= Langham letter =

The Langham letter, published by 1580, is a significant source for the entertainments of the Elizabethan period in England. Dated from Worcester on 20 August 1575, and titled A letter: whearin, part of the entertainment vntoo the Queenz Maiesty, at Killingwoorth Castl, in Warwik Sheer in this soomerz progress 1575. iz signified: from a freend officer attendant in the coourt, vntoo hiz freend a citizen, and merchaunt of London, it describes the summer 1575 entertainment of Elizabeth I of England by Robert Dudley, 1st Earl of Leicester, at Kenilworth Castle. It is addressed to Humfrey Martyn, the son of Sir Roger Martyn, a master of the Mercers' Company.

==Authorship==
The authorship of the letter was ascribed to Robert Langham or Laneham (c. 1535–1579/80), a mercer and keeper of the privy council chamber, based on the author's references to himself in the letter as "Lanham" or "Laneham", "Langham", "Ro. La.", and "R. L. Gent. Mercer", and other biographical details, such as his self-description as a "Merchauntaventurer, and Clark of the Councell chamber doore", for which office he writes that he obtained through the patronage of Leicester. Council records confirm that he was paid £10 each April from 1573 to 1579 as keeper of the council chamber.

The letter's editor, R. J. P. Kuin, argues that it is an authentic account by Langham, but others think it was written by William Patten as a joke at Langham's expense, a view which has been accepted by some authorities. The argument for Patten's authorship is based on similarities of form, style, subject matter, and phraseology common to the letter and Patten's acknowledged work and the close resemblance between his known hand and that which appears in two annotated copies of the letter.
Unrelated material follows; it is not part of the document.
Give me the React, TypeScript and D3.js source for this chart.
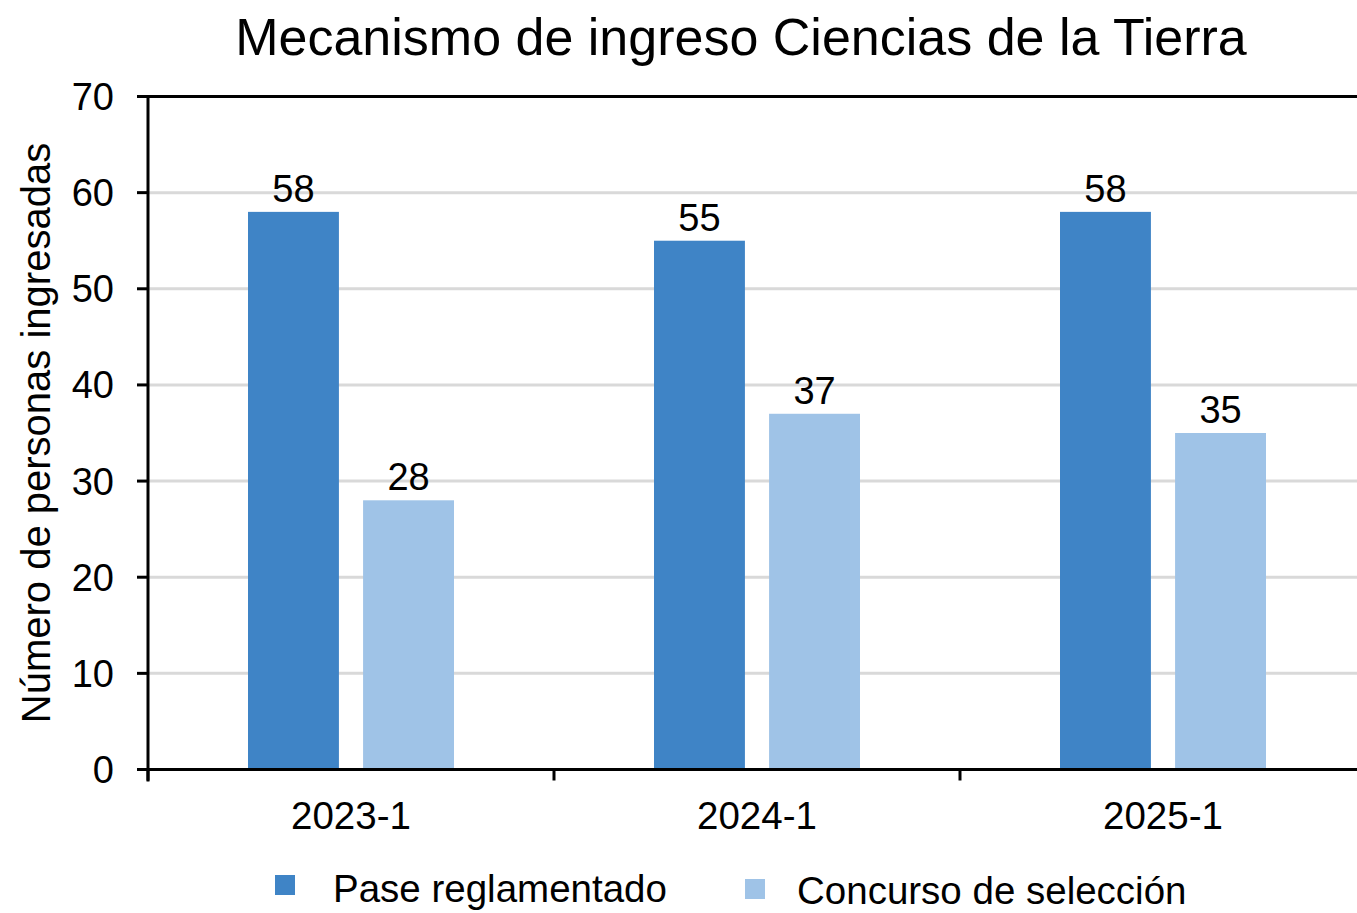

In addition, Patten himself witnessed the Kenilworth festivities and contributed some Latin verses to welcome the queen.

==Reprints==
The work was reissued at Warwick in 1784, and was reprinted in John Nichols's Progresses of Queen Elizabeth. Sir Walter Scott quoted from it in his novel Kenilworth (1821), leading to the republication of the Letter in London the same year. Subsequent reprints were in George Adlard's Amye Robsart (1870), in the Rev. Edward Hadarezer Knowles's Castle of Kenilworth (1871), and in the publications of the Ballad Society (ed. Furnivall), 1871.